Depending on the era and the interpreter, Yumeji has been celebrated or derided as an icon of progressive, antiestablishment values; an incarnation of modern decadence; a model of the astute artist-entrepreneur; an object lesson in the fickleness of taste and celebrity; and, finally, because of his death after a period of virtual self-exile, a victim of his own success and excess. An author, Yumeji published poems, lyrics, essays, short stories, and an autobiographical novel. A fine artist, he designed prints for a broad audience and brushed screens and scrolls for wealthier patrons. A promoter and merchant, he exhibited the work of young artists and designed or at least commissioned the clothing, decorated paper, and clay dolls sold in his Minatoya shop-gallery. A prodigious illustrator, he produced innumerable cartoons, covers, and illustrations for books, music sheets, magazines, and newspapers, satisfying audiences from working-class (and elite) Marxists to middle-class children and well-to-do women. Although best known as the creator of the “Yumeji style” (Yumeji-shiki), often noted for its lyricism (jojō) and exemplified by bent-shouldered, long-faced beauties of doleful, ambiguous, or even (as this book calls it) “vacant” expression, Yumeji is also remembered for his simple ink sketches and for his careful naturalism and was an early exponent of Art Nouveau and Expressionism. More than perhaps any other artist of his era, Yumeji was shaped by—and helped give shape to—the period of intense social, economic, and cultural change that swept Japan in the first decades of the twentieth century. In the parlance of our day, he was a social influencer par excellence.

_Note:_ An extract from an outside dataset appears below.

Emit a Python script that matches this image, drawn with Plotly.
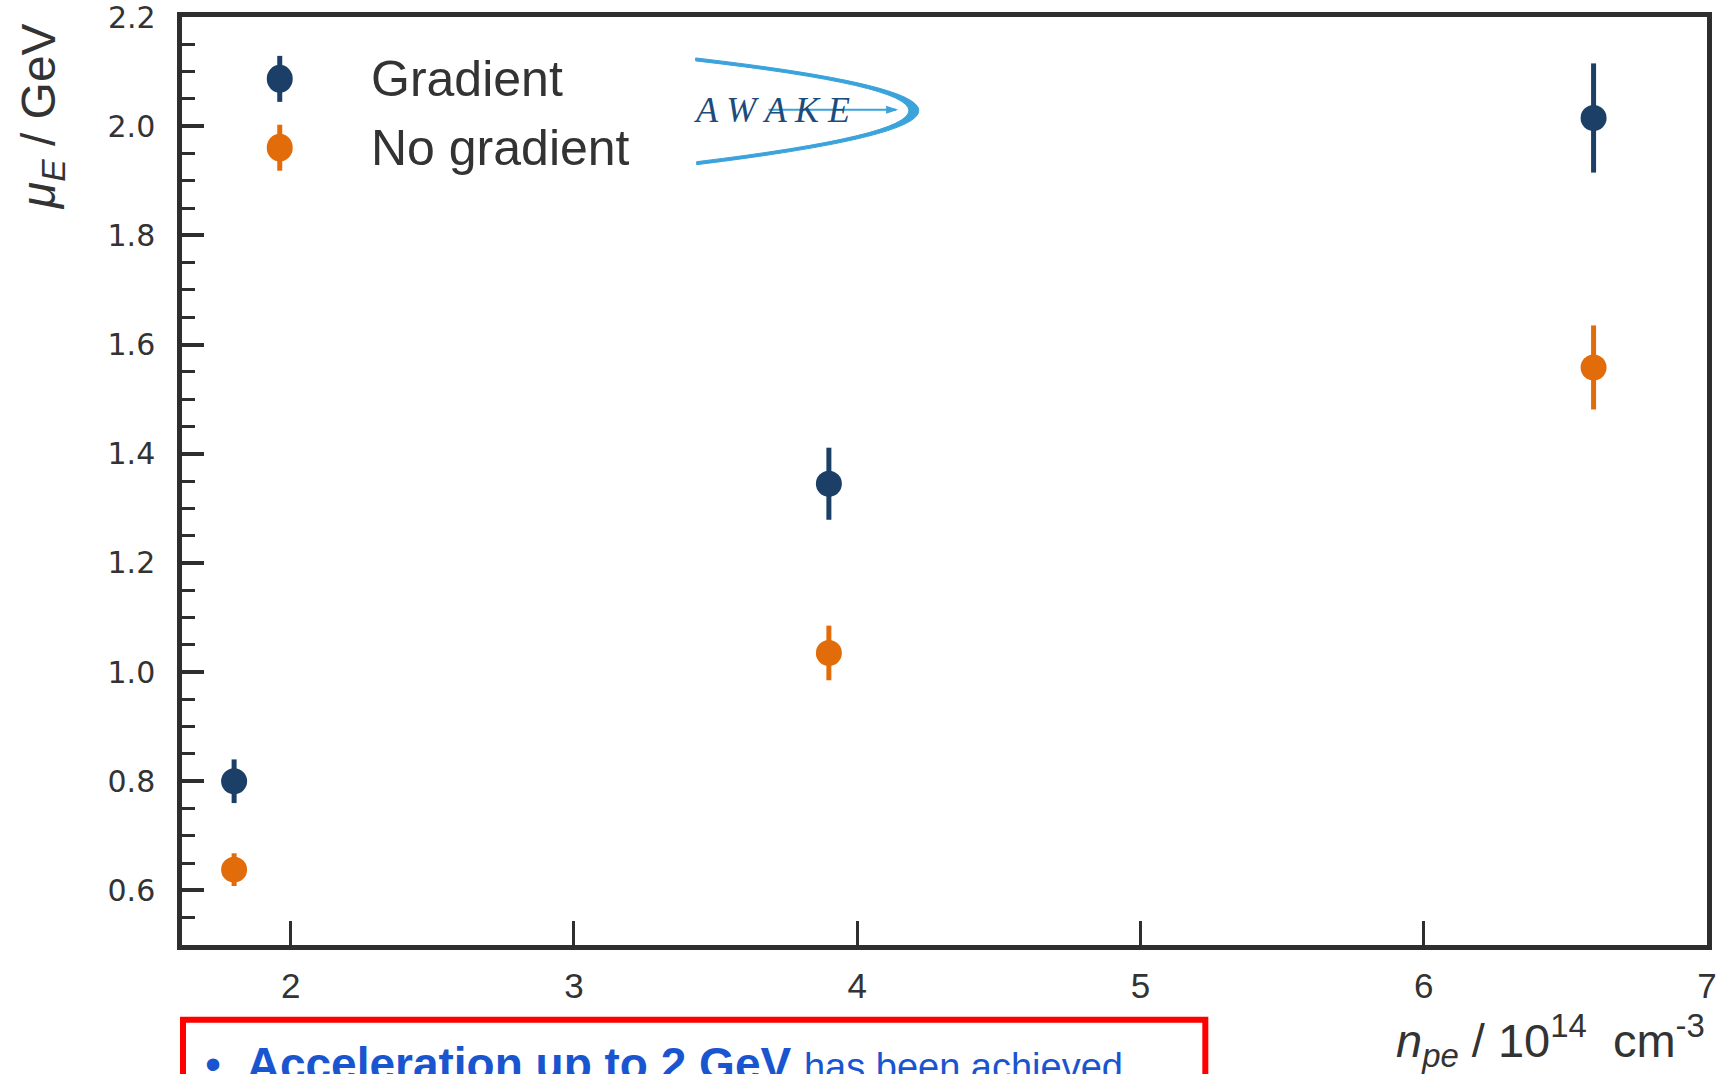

Given Yumeji’s enormous visual and literary output, the copious writing about him during his life, and the large and rapidly growing body of recent scholarship in Japanese, it is understandable that scholars in Europe and the Americas have perhaps been daunted by the thought of attempting a study on him. Equally, although Yumeji has long appealed to Japanese collectors, popular audiences, and some art historians, in Euro-American art history he has been tainted by the romantic mystique attached to his biography, and his art is conceived as a syrupy brew of adolescent taste and adult sentimentality expressed through the déclassé medium of illustration. In short, Yumeji has likely been ignored for being both too hard and too soft.
Nozomi Naoi thus deserves much praise for taking on Yumeji in what the bookflap identifies as the “first full-length English-language study.” Earlier, with Sabine Schenk, Naoi coauthored the introductory catalogue Takehisa Yumeji (Leiden: Hotei Publishing, 2015) on Yumeji’s work in the Nihon no hanga collection in Amsterdam. In Yumeji Modern, she briefly sketches out the artist’s paradigmatic work in the first chapter, then in the four following chapters examines his lesser-known roles as an illustrator for a socialist newspaper, a producer of personal art books (gashū), a leader and then follower of the sōsaku hanga (creative print) artists in the Tsukuhae [End Page 210] group, and finally the author of twenty-one sketches and short essays responding to the Great Kantō Earthquake of 1923.